Big Computers For Big Science

A visiting neutron scattering scientist at ORNL sends data from her experiment to a San Diego supercomputer for analysis. The calculation results are sent to Argonne National Laboratory, where they are turned into "pictures." These visualizations are sent to a collaborating scientist's workstation at North Carolina State University, one of the core universities of UT-Battelle, which manages ORNL for DOE.

To make their discoveries, scientists must interact with supercomputers to generate, examine, and archive huge datasets. To turn data into insight, this interaction must occur on human time scales, not over days or weeks, but over minutes.

Big science requires big computers that are not just scaled-up desktop personal computers. Big computers are fundamentally different from PCs in their ability to model enormous systems, generate immense volumes of data, and, as a payoff, solve uniquely difficult scientific problems. To put this difference in perspective, next-generation science datasets will approach or exceed a petabyte in size. If one of today's desktop PCs had a disk able to hold a petabyte-sized file, the PC would require over three years to read the file.

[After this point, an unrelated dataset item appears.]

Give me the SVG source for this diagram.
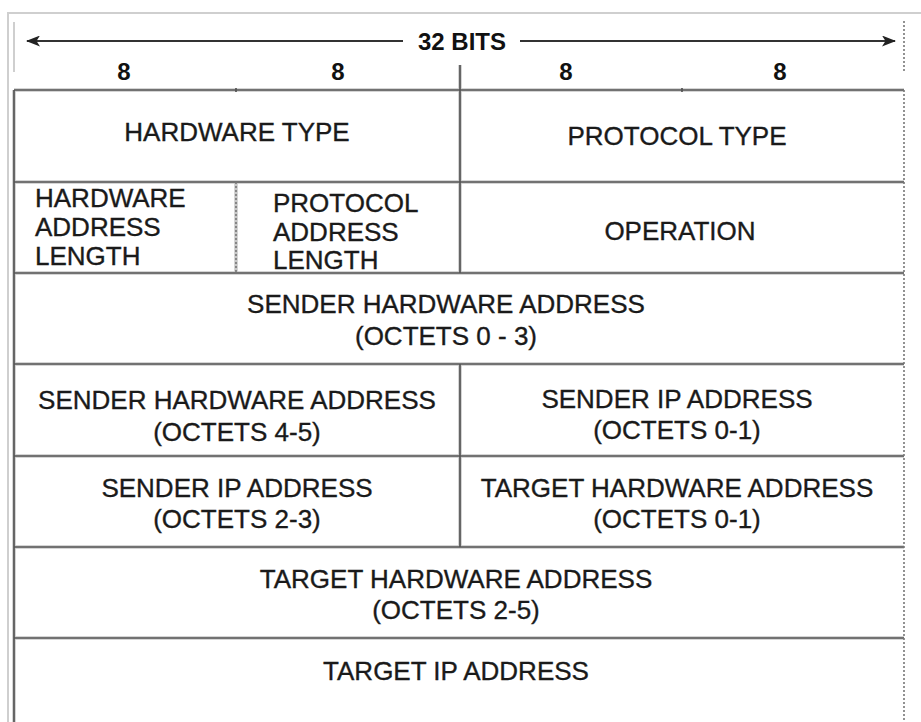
<svg xmlns="http://www.w3.org/2000/svg" width="921" height="722" viewBox="0 0 921 722">
  <style>
    .t { font-family: "Liberation Sans", Arial, Helvetica, sans-serif; font-size: 26px; fill: #1a1a1a; stroke: #1a1a1a; stroke-width: 0.35; }
    .c { text-anchor: middle; }
    .b { font-family: "Liberation Sans", Arial, Helvetica, sans-serif; font-weight: bold; font-size: 24px; fill: #111; text-anchor: middle; }
    .grid { stroke: #555; stroke-width: 1.7; fill: none; }
    .halo { stroke: #c8c8c8; stroke-width: 3.5; fill: none; }
    .frame { stroke: #cfcfcf; stroke-width: 2; fill: none; }
    .dot { stroke: #777; stroke-width: 1.6; stroke-dasharray: 2 2; fill: none; }
    .arrow { stroke: #333; stroke-width: 1.9; fill: none; }
  </style>
  <defs>
    <marker id="head" viewBox="0 0 14 11" refX="13" refY="5.5" markerWidth="14" markerHeight="11" markerUnits="userSpaceOnUse" orient="auto-start-reverse">
      <path d="M0,0 L14,5.5 L0,11 L3.5,5.5 Z" fill="#222"/>
    </marker>
  </defs>
  <rect width="921" height="722" fill="#fff"/>

  <!-- outer page frame -->
  <g id="frame">
    <path class="frame" d="M8,722 V13 H921"/>
    <path class="frame" d="M14,22 V72" stroke-width="1.5"/>
    <path class="dot" d="M904,21 V72"/>
  </g>

  <!-- width scale -->
  <g id="scale">
    <line class="arrow" x1="403" y1="41" x2="27" y2="41" marker-end="url(#head)"/>
    <line class="arrow" x1="520" y1="41" x2="895" y2="41" marker-end="url(#head)"/>
    <text class="b" x="462" y="50">32 BITS</text>
    <text class="b" x="124" y="80">8</text>
    <text class="b" x="338" y="80">8</text>
    <text class="b" x="566" y="80">8</text>
    <text class="b" x="780" y="80">8</text>
  </g>

  <!-- field boundaries -->
  <g id="connectors">
    <g class="halo">
      <path d="M14,90 H904 M14,182 H904 M14,273 H904 M14,364 H904 M14,456 H904 M14,547 H904 M14,638 H904"/>
      <path d="M460,65 V273 M236,182 V273 M460,364 V547 M14,90 V722"/>
    </g>
    <g class="grid">
      <path d="M14,90 H904 M14,182 H904 M14,273 H904 M14,364 H904 M14,456 H904 M14,547 H904 M14,638 H904"/>
      <path d="M460,65 V273 M460,364 V547 M14,90 V722"/>
    </g>
    <path class="dot" d="M236,182 V273"/>
    <path class="dot" d="M904,90 V722"/>
    <path class="grid" d="M236,88 V92 M682,88 V92"/>
  </g>

  <g id="hardware-type"><text class="t c" x="237" y="141">HARDWARE TYPE</text></g>
  <g id="protocol-type"><text class="t c" x="677" y="145">PROTOCOL TYPE</text></g>

  <g id="hardware-address-length">
    <text class="t" x="35" y="207">HARDWARE</text>
    <text class="t" x="35" y="236">ADDRESS</text>
    <text class="t" x="35" y="265">LENGTH</text>
  </g>
  <g id="protocol-address-length">
    <text class="t" x="273" y="212">PROTOCOL</text>
    <text class="t" x="273" y="241">ADDRESS</text>
    <text class="t" x="273" y="269">LENGTH</text>
  </g>
  <g id="operation"><text class="t c" x="680" y="240">OPERATION</text></g>

  <g id="sender-hw-0-3">
    <text class="t c" x="446" y="313">SENDER HARDWARE ADDRESS</text>
    <text class="t c" x="446" y="345">(OCTETS 0 - 3)</text>
  </g>

  <g id="sender-hw-4-5">
    <text class="t c" x="237" y="409">SENDER HARDWARE ADDRESS</text>
    <text class="t c" x="237" y="441">(OCTETS 4-5)</text>
  </g>
  <g id="sender-ip-0-1">
    <text class="t c" x="677" y="408">SENDER IP ADDRESS</text>
    <text class="t c" x="677" y="439">(OCTETS 0-1)</text>
  </g>

  <g id="sender-ip-2-3">
    <text class="t c" x="237" y="497">SENDER IP ADDRESS</text>
    <text class="t c" x="237" y="528">(OCTETS 2-3)</text>
  </g>
  <g id="target-hw-0-1">
    <text class="t c" x="677" y="497">TARGET HARDWARE ADDRESS</text>
    <text class="t c" x="677" y="528">(OCTETS 0-1)</text>
  </g>

  <g id="target-hw-2-5">
    <text class="t c" x="456" y="588">TARGET HARDWARE ADDRESS</text>
    <text class="t c" x="456" y="619">(OCTETS 2-5)</text>
  </g>

  <g id="target-ip"><text class="t c" x="456" y="680">TARGET IP ADDRESS</text></g>
</svg>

The Center for Computational Sciences at ORNL has been tasked by DOE to develop the next generation of scientific networks to address the challenges of large science applications. The techniques developed in Oak Ridge will eventually filter out into the high end of the business world. Just as yesterday's scientific supercomputers have become today's central business and engineering computers, the same transfer will result in this network, called the DOE UltraScience Net, becoming the core of tomorrow's commercial networks.